Jean Kent stars in the quirky and amusing 1948 British thriller film Sleeping Car to Trieste about spies, art thieves and blackmailers aboard a trans-Europe express train.
Director John Paddy Carstairs’s 1948 British thriller Sleeping Car to Trieste is a quirky and amusing remake of the granddaddy of all train thrillers, 1932’s Rome Express, about spies, dastardly art thieves and blackmailers aboard an intercontinental trans-Europe express train travelling between Paris and Trieste.
Though it is not as plush or express as the esteemed original, it is not too bad at all, quite engaging in fact.
Among the actors having a jolly good time are Albert Lieven (in the old Conrad Veidt role as the mysterious Zurta), Alan Wheatley as the shifty Karl, and Paul Dupuis as the French detective inspector Jolif, with Jean Kent as Valya, David Tomlinson, Rona Anderson, Derrick de Marney, Grégoire Aslan, David Hutcheson, Bonar Colleano and Zena Marshall.
And this time Finlay Currie (who was in the original as the film star’s publicist) is the horrid rich man, Alastair MacBane, who gives a hard time to his meek little minion Mills (Hugh Burden).
Also in the cast are Claude Larue, Leslie Weston, Michael Ward, Eugene Deckers, Dino Galvani, George De Warfaz, Gerard Heinz, Michael Balfour, Tony De Lungo, Tony Etienne, Christina Forbes, Armand Guinle, Joy Harrington, Henrik Jacobsen, Andreas Malandrinos, Sheila Martin, Primrose Milligan, Oscar Nation, David Paltenghi, Marcel Poncin, Boris Ranevsky, Gaston Richer, Victor Robinson, John Secret, John Stevens, Merle Tottenham and Michael Yannis.
Allan MacKinnon and William Douglas-Home adapt the story Rome Express by Clifford Grey.
Sleeping Car to Trieste runs 95 minutes and was released on 6 October 1948.
Rona Anderson (1926–2013), who makes her film debut and plays Joan Maxted, was married to Gordon Jackson.
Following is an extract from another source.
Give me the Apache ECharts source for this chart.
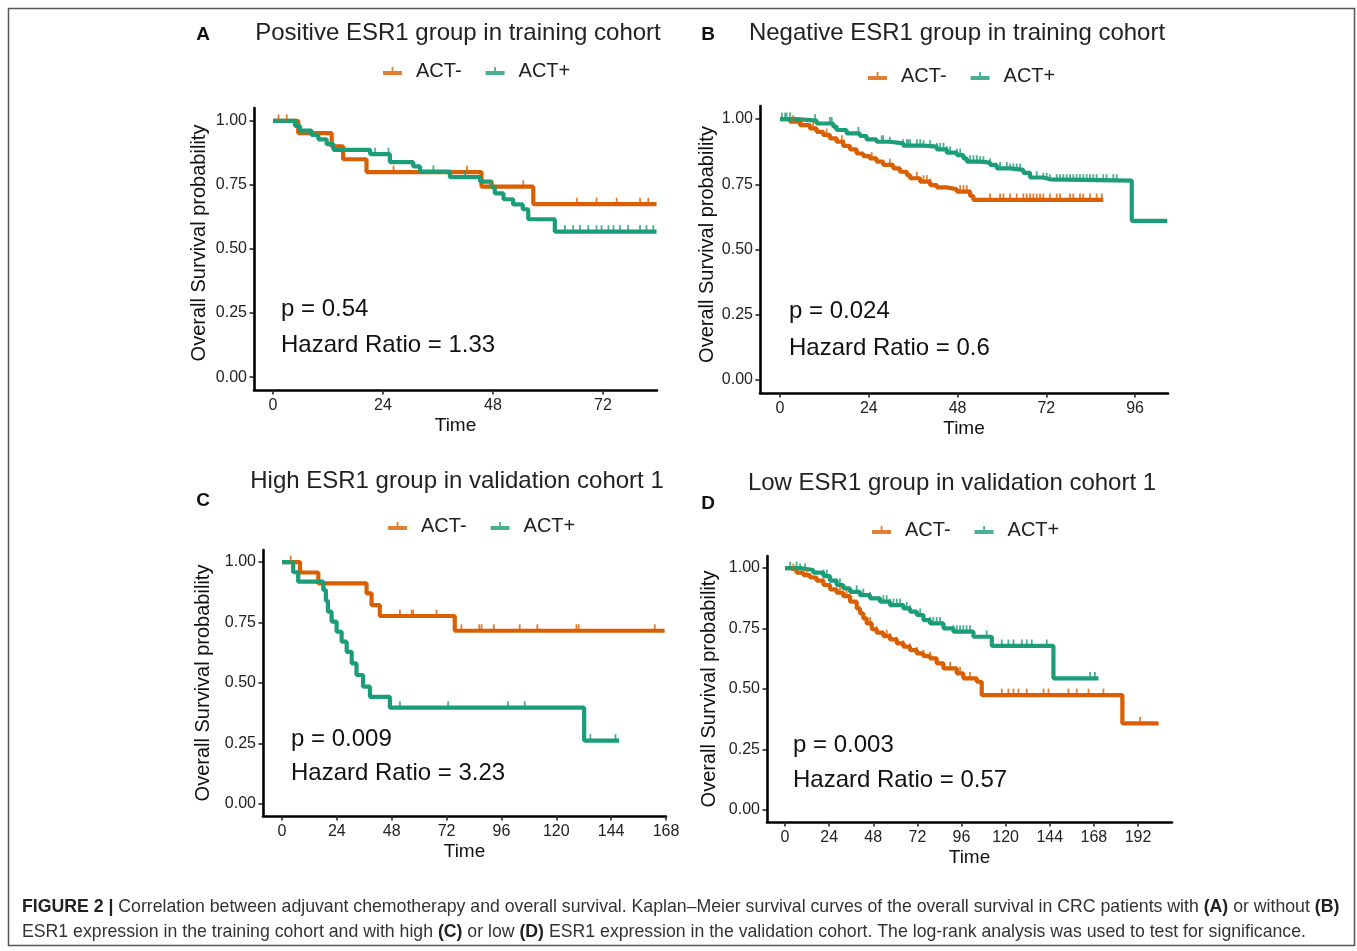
<!DOCTYPE html>
<html><head><meta charset="utf-8">
<script src="https://cdn.jsdelivr.net/npm/echarts@6/dist/echarts.min.js"></script>
<style>html,body{margin:0;padding:0;background:#fff}#c{width:1357px;height:951px}</style>
</head><body><div id="c"></div>
<script>
// ---------------- DATA ----------------
const groupNames = ['ACT-', 'ACT+'];
const yTicks = [0, 0.25, 0.5, 0.75, 1];

// Panel A: Positive ESR1 group in training cohort
const ticksA = [0, 24, 48, 72];
const aNegT = [0, 5.5, 12.8, 15.3, 20.4, 45.5, 56.8, 83.7];
const aNegS = [1, 0.952, 0.900, 0.850, 0.800, 0.743, 0.675, 0.675];
const aNegC = [1.2, 3.0, 26.3, 42.3, 47.7, 54.6, 66.3, 70.6, 75.0, 80.1, 81.9];
const aPosT = [0, 4.8, 5.9, 8.4, 9.9, 11.7, 13.2, 21.2, 25.5, 30.6, 32.1, 38.6, 45.2, 47.7, 48.4, 50.3, 52.4, 54.5, 55.7, 61.5, 83.7];
const aPosS = [1, 0.980, 0.962, 0.945, 0.928, 0.909, 0.887, 0.870, 0.839, 0.822, 0.802, 0.780, 0.763, 0.741, 0.717, 0.694, 0.674, 0.655, 0.616, 0.568, 0.568];
const aPosC = [22.3, 25.2, 35.0, 41.9, 63.7, 65.5, 67.0, 68.8, 70.6, 71.7, 73.2, 74.3, 75.7, 77.5, 80.1, 81.5, 83.0];

// Panel B: Negative ESR1 group in training cohort
const ticksB = [0, 24, 48, 72, 96];
const bNegT = [0, 2.7, 5.4, 8.1, 9.9, 11.7, 13.5, 15.3, 17.1, 18.9, 20.7, 22.5, 24.3, 26.1, 27.9, 30.6, 32.4, 34.3, 35.2, 37.9, 40.6, 42.4, 45.1, 47.8, 51.4, 52.3, 87.4];
const bNegS = [1, 0.990, 0.977, 0.964, 0.951, 0.939, 0.926, 0.913, 0.897, 0.884, 0.868, 0.858, 0.849, 0.837, 0.824, 0.811, 0.798, 0.785, 0.773, 0.760, 0.747, 0.738, 0.731, 0.722, 0.705, 0.690, 0.690];
const bNegC = [3.6, 5.9, 9.0, 12.6, 16.7, 17.3, 24.8, 29.7, 37.0, 38.8, 39.7, 40.6, 48.7, 49.6, 50.5, 51.4, 56.8, 59.5, 60.4, 62.2, 64.0, 65.8, 66.7, 67.6, 68.5, 69.4, 70.3, 71.2, 73.0, 74.8, 75.7, 78.4, 79.3, 81.1, 82.0, 83.8, 85.6, 87.0];
const bPosT = [0, 4.5, 9.9, 14.4, 15.3, 18.0, 21.6, 23.4, 26.1, 29.7, 33.3, 38.8, 42.4, 45.1, 47.8, 49.6, 50.5, 54.1, 56.8, 58.6, 62.2, 65.8, 67.6, 71.2, 73.0, 95.1, 104.7];
const bPosS = [1, 0.994, 0.983, 0.971, 0.958, 0.945, 0.935, 0.922, 0.913, 0.907, 0.898, 0.894, 0.884, 0.871, 0.862, 0.849, 0.837, 0.833, 0.824, 0.811, 0.805, 0.794, 0.776, 0.769, 0.764, 0.610, 0.610];
const bPosC = [0.5, 1.4, 1.8, 2.7, 9.5, 13.5, 14.0, 21.2, 27.5, 27.9, 29.7, 33.3, 34.3, 34.7, 35.2, 37.0, 37.9, 38.8, 40.6, 42.4, 43.3, 44.2, 45.1, 46.0, 47.8, 48.7, 51.4, 52.3, 53.2, 54.1, 55.0, 56.8, 59.5, 61.3, 62.2, 63.1, 64.0, 64.9, 67.6, 69.4, 71.2, 72.1, 73.0, 74.8, 75.7, 76.6, 77.5, 78.4, 79.3, 80.2, 81.1, 82.0, 82.9, 83.8, 84.7, 85.6, 87.4, 88.3, 90.1, 91.0];

// Panel C: High ESR1 group in validation cohort 1
const ticksC = [0, 24, 48, 72, 96, 120, 144, 168];
const cNegT = [0, 7.9, 15.9, 37.0, 39.2, 42.8, 75.6, 167.4];
const cNegS = [1, 0.957, 0.912, 0.871, 0.822, 0.777, 0.716, 0.716];
const cNegC = [3.8, 51.6, 56.7, 57.4, 67.6, 78.5, 86.3, 87.3, 92.7, 104.0, 111.7, 128.8, 129.8, 163.1];
const cPosT = [0, 4.9, 7.1, 18.1, 19.2, 20.1, 21.7, 23.9, 26.1, 28.3, 30.5, 32.6, 35.5, 38.5, 47.2, 132.2, 147.5];
const cPosS = [1, 0.958, 0.919, 0.885, 0.840, 0.795, 0.754, 0.712, 0.671, 0.629, 0.581, 0.533, 0.485, 0.443, 0.398, 0.262, 0.262];
const cPosC = [51.6, 72.7, 98.9, 106.2, 134.9, 145.9];

// Panel D: Low ESR1 group in validation cohort 1
const ticksD = [0, 24, 48, 72, 96, 120, 144, 168, 192];
const dNegT = [0, 2.7, 6.3, 10.0, 13.6, 17.2, 20.9, 24.5, 28.1, 31.7, 35.4, 39.0, 40.8, 42.6, 44.4, 47.2, 49.9, 53.5, 57.1, 60.8, 64.4, 68.0, 71.7, 75.3, 78.9, 82.5, 86.2, 93.4, 97.0, 104.3, 107.0, 183.5, 203.2];
const dNegS = [1, 0.992, 0.981, 0.971, 0.961, 0.948, 0.930, 0.912, 0.898, 0.884, 0.861, 0.833, 0.813, 0.792, 0.771, 0.747, 0.733, 0.719, 0.705, 0.689, 0.675, 0.661, 0.647, 0.636, 0.627, 0.606, 0.585, 0.565, 0.544, 0.530, 0.475, 0.358, 0.358];
const dNegC = [4.5, 11.8, 20.9, 24.5, 29.9, 33.5, 46.3, 49.9, 55.3, 57.1, 60.8, 64.4, 68.0, 71.7, 75.3, 78.9, 82.5, 86.2, 89.8, 93.4, 95.2, 100.6, 117.9, 121.5, 124.3, 127.0, 131.5, 140.6, 143.3, 154.2, 158.7, 165.1, 173.2, 193.2];
const dPosT = [0, 8.2, 15.4, 20.9, 24.5, 28.1, 31.7, 35.4, 40.8, 46.3, 51.7, 57.1, 64.4, 68.0, 71.7, 75.3, 78.9, 86.2, 91.6, 102.5, 112.5, 146.0, 170.5];
const dPosS = [1, 0.992, 0.981, 0.967, 0.948, 0.930, 0.916, 0.902, 0.888, 0.875, 0.861, 0.847, 0.833, 0.820, 0.806, 0.785, 0.771, 0.751, 0.737, 0.716, 0.678, 0.544, 0.544];
const dPosC = [2.7, 6.3, 8.2, 10.9, 20.9, 22.7, 28.1, 29.9, 39.0, 42.6, 46.3, 53.5, 55.3, 57.1, 59.0, 60.8, 62.6, 66.2, 68.0, 73.5, 75.3, 78.9, 80.7, 82.5, 84.3, 86.2, 91.6, 93.4, 95.2, 97.0, 98.8, 100.6, 109.7, 117.9, 121.5, 124.3, 128.8, 131.5, 134.2, 142.4, 165.9, 168.6];

const titles = ['Positive ESR1 group in training cohort', 'Negative ESR1 group in training cohort',
                'High ESR1 group in validation cohort 1', 'Low ESR1 group in validation cohort 1'];
const letters = ['A', 'B', 'C', 'D'];
const pValues = ['p = 0.54', 'p = 0.024', 'p = 0.009', 'p = 0.003'];
const hazardRatios = ['Hazard Ratio = 1.33', 'Hazard Ratio = 0.6', 'Hazard Ratio = 3.23', 'Hazard Ratio = 0.57'];

// ---------------- LAYOUT / STYLE ----------------
const FONT = '"Liberation Sans", Arial, Helvetica, sans-serif';
const COL_NEG = '#D95F02', COL_POS = '#1B9E77';
const ICON = 'path://M0,4 L19,4 L19,8 L0,8 Z M8.6,0 L10.4,0 L10.4,4 L8.6,4 Z';

const panels = [
  { grid:{left:254, top:108, width:403, height:282}, xr:[-4.15, 83.8], ticks:ticksA,
    neg:[aNegT, aNegS, aNegC], pos:[aPosT, aPosS, aPosC],
    yGap:45, yPad:[0,0,0,12], letter:[203,35], title:[458,33], legend:[378,56], ann:[281,309,345.5] },
  { grid:{left:760, top:106, width:408, height:287}, xr:[-5.41, 104.9], ticks:ticksB,
    neg:[bNegT, bNegS, bNegC], pos:[bPosT, bPosS, bPosC],
    yGap:42, yPad:[0,0,0,10], letter:[708,35], title:[957,33], legend:[863,61], ann:[789,311,348] },
  { grid:{left:263, top:550, width:403, height:266}, xr:[-8.3, 168], ticks:ticksC,
    neg:[cNegT, cNegS, cNegC], pos:[cPosT, cPosS, cPosC],
    yGap:50, yPad:[0,0,0,0], letter:[203,501], title:[457,481], legend:[383,511], ann:[291,739,773.5] },
  { grid:{left:767, top:556, width:405, height:266}, xr:[-9.8, 210.5], ticks:ticksD,
    neg:[dNegT, dNegS, dNegC], pos:[dPosT, dPosS, dPosC],
    yGap:48, yPad:[0,0,0,0], letter:[708,504], title:[952,483], legend:[867,515], ann:[793,745,780] }
];

function zip(t, s) { return t.map((v, i) => [v, s[i]]); }
function survAt(t, s, x) { let k = 0; for (let i = 0; i < t.length; i++) if (t[i] <= x) k = i; return s[k]; }

const grid = [], xAxis = [], yAxis = [], series = [], legend = [], graphic = [];

graphic.push({ type:'rect', silent:true, shape:{x:8.5, y:8.5, width:1346, height:937},
  style:{fill:'none', stroke:'#555', lineWidth:1.5} });

panels.forEach((p, i) => {
  grid.push(Object.assign({ containLabel:false }, p.grid));
  xAxis.push({
    type:'value', gridIndex:i, min:p.xr[0], max:p.xr[1],
    name:'Time', nameLocation:'middle', nameGap:26,
    nameTextStyle:{ fontSize:19, color:'#111', fontFamily:FONT },
    axisLine:{ onZero:false, lineStyle:{ color:'#000', width:2.6 } },
    axisTick:{ customValues:p.ticks, length:4.5, lineStyle:{ color:'#222', width:1.6 } },
    axisLabel:{ customValues:p.ticks, margin:8, fontSize:16, color:'#222', fontFamily:FONT },
    splitLine:{ show:false }
  });
  yAxis.push({
    type:'value', gridIndex:i, min:-0.05, max:1.05,
    name:'Overall Survival probability', nameLocation:'middle', nameGap:p.yGap,
    nameTextStyle:{ fontSize:20, color:'#111', fontFamily:FONT, padding:p.yPad },
    axisLine:{ onZero:false, lineStyle:{ color:'#000', width:2.6 } },
    axisTick:{ customValues:yTicks, length:4.5, lineStyle:{ color:'#222', width:1.6 } },
    axisLabel:{ customValues:yTicks, margin:7, fontSize:16, color:'#222', fontFamily:FONT,
                formatter: v => Number(v).toFixed(2) },
    splitLine:{ show:false }
  });
  const groups = [[p.neg, COL_NEG, groupNames[0]], [p.pos, COL_POS, groupNames[1]]];
  // censor marks first (so legend icons come from plain symbol series)
  groups.forEach(([g, col, nm]) => {
    series.push({
      type:'scatter', name:nm, xAxisIndex:i, yAxisIndex:i, z:4, silent:true,
      symbol:'rect', symbolSize:[1.8, 6.5], symbolOffset:[0, -3.2],
      itemStyle:{ color:col },
      data: g[2].map(c => [c, survAt(g[0], g[1], c)])
    });
  });
  groups.forEach(([g, col, nm]) => {
    series.push({
      type:'line', name:nm, xAxisIndex:i, yAxisIndex:i, z:3, silent:true,
      step:'end', showSymbol:false, symbol:'none',
      lineStyle:{ color:col, width:4.2 }, itemStyle:{ color:col },
      data: zip(g[0], g[1])
    });
  });
  legend.push({
    left:p.legend[0], top:p.legend[1], orient:'horizontal', itemGap:24,
    itemWidth:19, itemHeight:8, selectedMode:false,
    data: groupNames.map(n => ({ name:n, icon:ICON })),
    textStyle:{ fontSize:20, color:'#222', fontFamily:FONT, padding:[0,0,0,9] }
  });
  graphic.push({ type:'text', silent:true, x:p.letter[0], y:p.letter[1],
    style:{ text:letters[i], fontSize:19, fontWeight:'bold', fontFamily:FONT, fill:'#111',
            textAlign:'center', textVerticalAlign:'middle', align:'center', verticalAlign:'middle' } });
  graphic.push({ type:'text', silent:true, x:p.title[0], y:p.title[1],
    style:{ text:titles[i], fontSize:24, fontFamily:FONT, fill:'#222',
            textAlign:'center', textVerticalAlign:'middle', align:'center', verticalAlign:'middle' } });
  graphic.push({ type:'text', silent:true, x:p.ann[0], y:p.ann[1],
    style:{ text:pValues[i], fontSize:24, fontFamily:FONT, fill:'#111',
            textAlign:'left', textVerticalAlign:'middle', align:'left', verticalAlign:'middle' } });
  graphic.push({ type:'text', silent:true, x:p.ann[0], y:p.ann[2],
    style:{ text:hazardRatios[i], fontSize:24, fontFamily:FONT, fill:'#111',
            textAlign:'left', textVerticalAlign:'middle', align:'left', verticalAlign:'middle' } });
});

const captionLines = [
  '{b|FIGURE 2 |} Correlation between adjuvant chemotherapy and overall survival. Kaplan–Meier survival curves of the overall survival in CRC patients with {b|(A)} or without {b|(B)}',
  'ESR1 expression in the training cohort and with high {b|(C)} or low {b|(D)} ESR1 expression in the validation cohort. The log-rank analysis was used to test for significance.'
];
[907, 932].forEach((y, k) => {
  graphic.push({ type:'text', silent:true, x:22, y:y,
    style:{ text:captionLines[k], fontSize:17.7, fontFamily:FONT, fill:'#333',
            textAlign:'left', textVerticalAlign:'middle', align:'left', verticalAlign:'middle',
            rich:{ b:{ fontWeight:'bold', fontSize:17.7, fontFamily:FONT, fill:'#222', color:'#222' } } } });
});

const chart = echarts.init(document.getElementById('c'), null, { renderer:'canvas' });
chart.setOption({
  backgroundColor:'#fff', animation:false,
  grid, xAxis, yAxis, series, legend, graphic
});
</script></body></html>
She recalled: ‘I did enjoy doing it. It was a film full of nice little cameo performances. Paddy Carstairs had a good way of relaxing you and I think he had a very good way with actors.’
But that was not how Jean Kent (29 June 1921 − 30 November 2013) remembered it. She said she didn’t like the film and didn’t get on very well with Carstairs. ‘You never knew where you were with him. I don’t remember enjoying it. I had silly clothes. I wanted to be very French in plain black and a little beret but I had to wear these silly New Look clothes. I was playing a superspy of some kind. But who was I spying for?’
Presumably the train was originally bound for Vienna as the film was originally called Sleeping Car to Vienna.
The cast are Jean Kent as Valya, Albert Lieven as Zurta, Derrick De Marney as George Grant, Paul Dupuis as Inspector Jolif, Rona Anderson as Joan Maxted, David Tomlinson as Tom Bishop, Bonar Colleano as Sergeant West, Finlay Currie as Alastair MacBain, Grégoire Aslan [Coco Aslan] as the chef Poirier, Alan Wheatley as Karl/ Charles Poole, Hugh Burden as Mills, David Hutcheson as Denning, Claude Larue as Andrée, Zena Marshall as Suzanne, Leslie Weston as Randall, Michael Ward as Elvin, Eugene Deckers as Jules, Dino Galvani as Pierre, George De Warfaz as Chef du Train, Gerard Heinz as Ambassador, Leslie Weston, Michael Balfour, Tony De Lungo, Tony Etienne, Christina Forbes, Armand Guinle, Joy Harrington, Henrik Jacobsen, Andreas Malandrinos, Sheila Martin, Primrose Milligan, Oscar Nation, David Paltenghi, Marcel Poncin, Boris Ranevsky, Gaston Richer, Victor Robinson, John Secret, John Stevens, Merle Tottenham and Michael Yannis.
Trieste is a seaport in northeastern Italy and the capital city of the autonomous region of Friuli Venezia Giulia. It was rated one of the 25 best small cities in the world for quality of life in 2020 and one of the ten safest cities in the world in 2021. Curiously, it has the highest percentage of researchers in Europe in relation to population.